→ Directions
Please retype the records below exactly, from the first line through the line containing "return 1 - py / H", and leave out any pictures.

→ Entries with chart source code
— Begin —

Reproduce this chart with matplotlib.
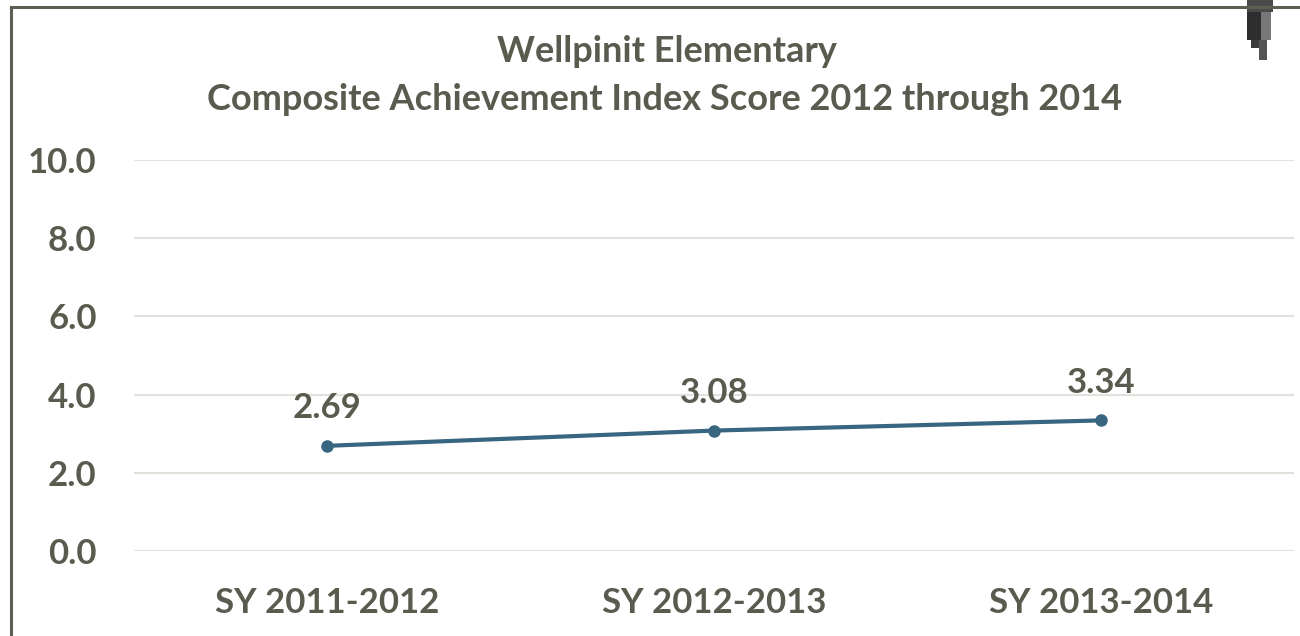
import matplotlib
matplotlib.use("Agg")
import matplotlib.pyplot as plt
from matplotlib.lines import Line2D
from matplotlib.patches import Rectangle

categories = ["SY 2011-2012", "SY 2012-2013", "SY 2013-2014"]
scores = [2.69, 3.08, 3.34]
yticks = [0.0, 2.0, 4.0, 6.0, 8.0, 10.0]
title_lines = ["Wellpinit Elementary", "Composite Achievement Index Score 2012 through 2014"]

TEXT = "#5b5a4e"
LINE = "#386580"
GRID = "#e2e2dc"
FONT = "Lato"
FS = 25

W, H = 1300, 636
fig = plt.figure(figsize=(W / 100, H / 100), dpi=100)
fig.patch.set_facecolor("white")

def fx(px):
    return px / W

def fy(py):
    return 1 - py / H

ax = fig.add_axes([fx(134), fy(551), fx(1294) - fx(134), fy(160) - fy(551)])
ax.set_xlim(-0.5, len(categories) - 0.5)
ax.set_ylim(0, 10)
xs = list(range(len(categories)))
ax.plot(xs, scores, color=LINE, lw=3.0, marker="o", ms=8, solid_capstyle="round", zorder=3)
for x, v in zip(xs, scores):
    ax.annotate(f"{v:.2f}", (x, v), xytext=(0, 27), textcoords="offset points",
                ha="center", va="center", fontsize=FS, fontweight="bold",
                color=TEXT, family=FONT)

ax.set_yticks(yticks)
ax.set_yticklabels([f"{t:.1f}" for t in yticks])
ax.set_xticks(xs)
ax.set_xticklabels(categories)
ax.yaxis.grid(True, color=GRID, lw=1.5)
ax.set_axisbelow(True)
for s in ax.spines.values():
    s.set_visible(False)
ax.tick_params(axis="both", length=0, labelsize=FS, labelcolor=TEXT)
ax.tick_params(axis="y", pad=27)
ax.tick_params(axis="x", pad=26)
for lab in ax.get_xticklabels() + ax.get_yticklabels():
    lab.set_fontweight("bold")
    lab.set_family(FONT)

fig.text(fx(667), fy(52), title_lines[0], ha="center", va="center", fontsize=26,
         fontweight="bold", color=TEXT, family=FONT)
fig.text(fx(665), fy(100), title_lines[1], ha="center", va="center", fontsize=26,
         fontweight="bold", color=TEXT, family=FONT)

# chart frame (left and top edges)
fig.add_artist(Line2D([fx(11), fx(11)], [fy(7), 0], color="#5f5e52", lw=2.2))
fig.add_artist(Line2D([fx(11), 1], [fy(7), fy(7)], color="#5f5e52", lw=2.2))

# small dark artifact at top right
for (x0, y0, w, h, c) in [(1247, 0, 26, 12, "#4a4a4a"), (1247, 12, 14, 28, "#2e2e2e"),
                          (1261, 12, 10, 28, "#777777"), (1251, 40, 8, 8, "#3a3a3a"),
                          (1259, 40, 8, 20, "#555555")]:
    fig.add_artist(Rectangle((fx(x0), fy(y0 + h)), w / W, h / H, color=c, lw=0))

fig.savefig("out.png", dpi=100)
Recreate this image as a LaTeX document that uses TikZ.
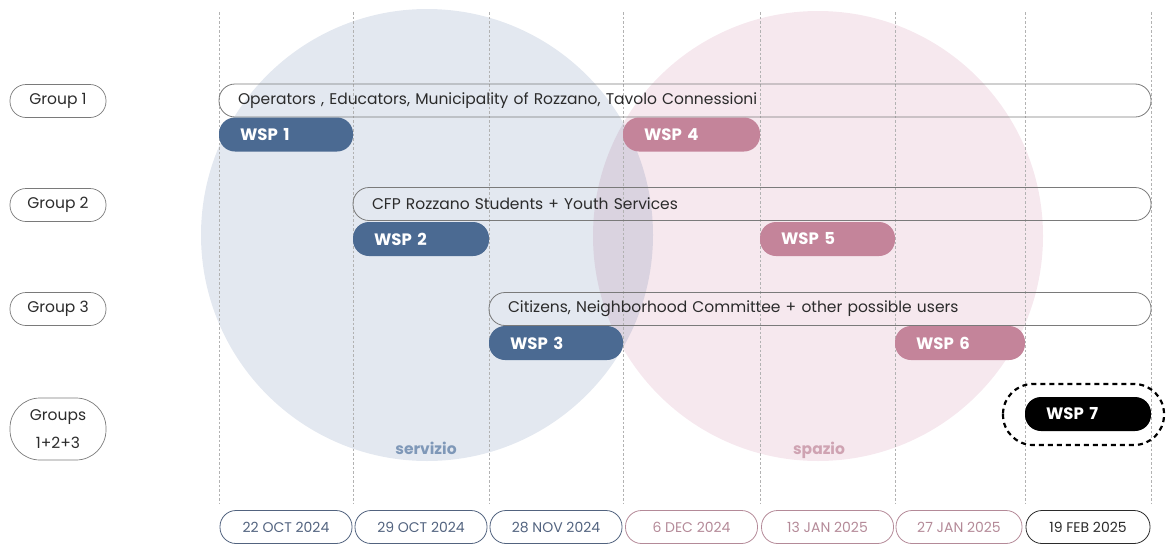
\documentclass[tikz,border=0pt]{standalone}
\usepackage{fontspec}
\setmainfont{Poppins}
\definecolor{svc}{HTML}{4B6A92}
\definecolor{spc}{HTML}{C4849A}
\definecolor{svcfill}{HTML}{E3E8F0}
\definecolor{spcfill}{HTML}{F6E8EE}
\definecolor{svctext}{HTML}{7F98B8}
\definecolor{spctext}{HTML}{CFA3B2}
\definecolor{ink}{HTML}{2B2B2B}
\definecolor{rule}{HTML}{7A7A7A}
\definecolor{datesvc}{HTML}{52637F}
\definecolor{datespc}{HTML}{B48A98}
\tikzset{
  pill/.style={rounded corners=16pt, minimum height=33pt, inner sep=0pt},
  grouplabel/.style={pill, draw=rule, line width=0.7pt, minimum width=96pt, text=ink},
  bar/.style={pill, draw=rule, line width=0.8pt, text=ink, align=left, inner xsep=19pt},
  wsp/.style={pill, minimum height=34pt, text=white, font=\fontsize{16.5}{18}\selectfont\bfseries, align=left, inner xsep=21pt, text width=#1},
  datebox/.style={pill, draw=#1, line width=0.8pt, text=#1, minimum width=132pt, font=\fontsize{14}{16}\selectfont},
  guide/.style={draw=gray!60, line width=0.6pt, dash pattern=on 2.5pt off 2pt},
  theme/.style={anchor=base, font=\fontsize{15.5}{18}\selectfont\bfseries},
}
\begin{document}
\begin{tikzpicture}[x=1pt, y=-1pt, font=\fontsize{15.5}{18}\selectfont]
\useasboundingbox (0,0) rectangle (1166,546);

% two theme circles, multiplied where they overlap
\fill[svcfill] (427,235) circle (226);
\fill[spcfill, blend mode=multiply] (818,236) circle (225);
\node[theme, text=svctext] (servizio) at (426,454) {servizio};
\node[theme, text=spctext] (spazio) at (819,454) {spazio};

% timeline guides
\foreach \x in {219,353,489,623,760,895,1025,1151}
  \draw[guide] (\x,12) -- (\x,503);

% group labels
\node[grouplabel] (g1) at (58,101) {Group 1};
\node[grouplabel] (g2) at (58,205) {Group 2};
\node[grouplabel] (g3) at (58,309) {Group 3};
\node[grouplabel, minimum height=62pt, rounded corners=30pt, align=center, font=\fontsize{15.5}{28}\selectfont] (g123) at (58,429) {Groups\\1+2+3};

% participant bars
\node[bar, minimum width=932pt, text width=894pt] (b1) at (685,100.5) {Operators , Educators, Municipality of Rozzano, Tavolo Connessioni};
\node[bar, minimum width=798pt, text width=760pt] (b2) at (752,204) {CFP Rozzano Students + Youth Services};
\node[bar, minimum width=662pt, text width=624pt] (b3) at (820,309) {Citizens, Neighborhood Committee + other possible users};

% workshops
\node[wsp=92pt, fill=svc] (w1) at (286,134.5) {WSP 1};
\node[wsp=95pt, fill=spc] (w4) at (691.5,134.5) {WSP 4};
\node[wsp=94pt, fill=svc] (w2) at (421,239) {WSP 2};
\node[wsp=93pt, fill=spc] (w5) at (827.5,239) {WSP 5};
\node[wsp=92pt, fill=svc] (w3) at (556,343) {WSP 3};
\node[wsp=88pt, fill=spc] (w6) at (960,343) {WSP 6};
\node[wsp=84pt, fill=black] (w7) at (1088,414) {WSP 7};
\draw[line width=2.2pt, dash pattern=on 5pt off 4pt, rounded corners=30pt] (1003,384) rectangle (1164,445);

% dates
\node[datebox=datesvc] (d1) at (286,527) {22 OCT 2024};
\node[datebox=datesvc] (d2) at (421,527) {29 OCT 2024};
\node[datebox=datesvc] (d3) at (556,527) {28 NOV 2024};
\node[datebox=datespc] (d4) at (691.5,527) {6 DEC 2024};
\node[datebox=datespc] (d5) at (827.5,527) {13 JAN 2025};
\node[datebox=datespc, minimum width=126pt] (d6) at (959,527) {27 JAN 2025};
\node[datebox=ink, minimum width=124pt] (d7) at (1088,527) {19 FEB 2025};
\end{tikzpicture}
\end{document}
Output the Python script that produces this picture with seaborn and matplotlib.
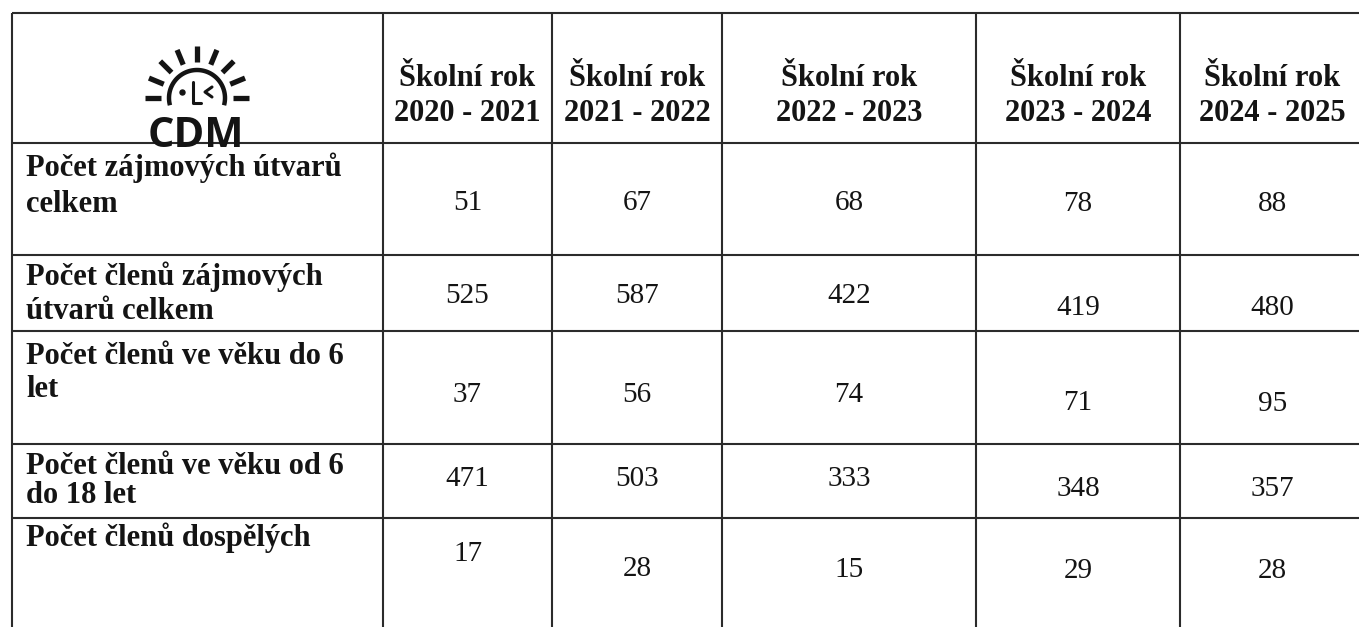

— End —

→ Exercise result
Reproduce this chart with matplotlib.
import matplotlib
matplotlib.use("Agg")
import matplotlib.pyplot as plt
from matplotlib.lines import Line2D
from matplotlib.patches import Rectangle

categories = ["SY 2011-2012", "SY 2012-2013", "SY 2013-2014"]
scores = [2.69, 3.08, 3.34]
yticks = [0.0, 2.0, 4.0, 6.0, 8.0, 10.0]
title_lines = ["Wellpinit Elementary", "Composite Achievement Index Score 2012 through 2014"]

TEXT = "#5b5a4e"
LINE = "#386580"
GRID = "#e2e2dc"
FONT = "Lato"
FS = 25

W, H = 1300, 636
fig = plt.figure(figsize=(W / 100, H / 100), dpi=100)
fig.patch.set_facecolor("white")

def fx(px):
    return px / W

def fy(py):
    return 1 - py / H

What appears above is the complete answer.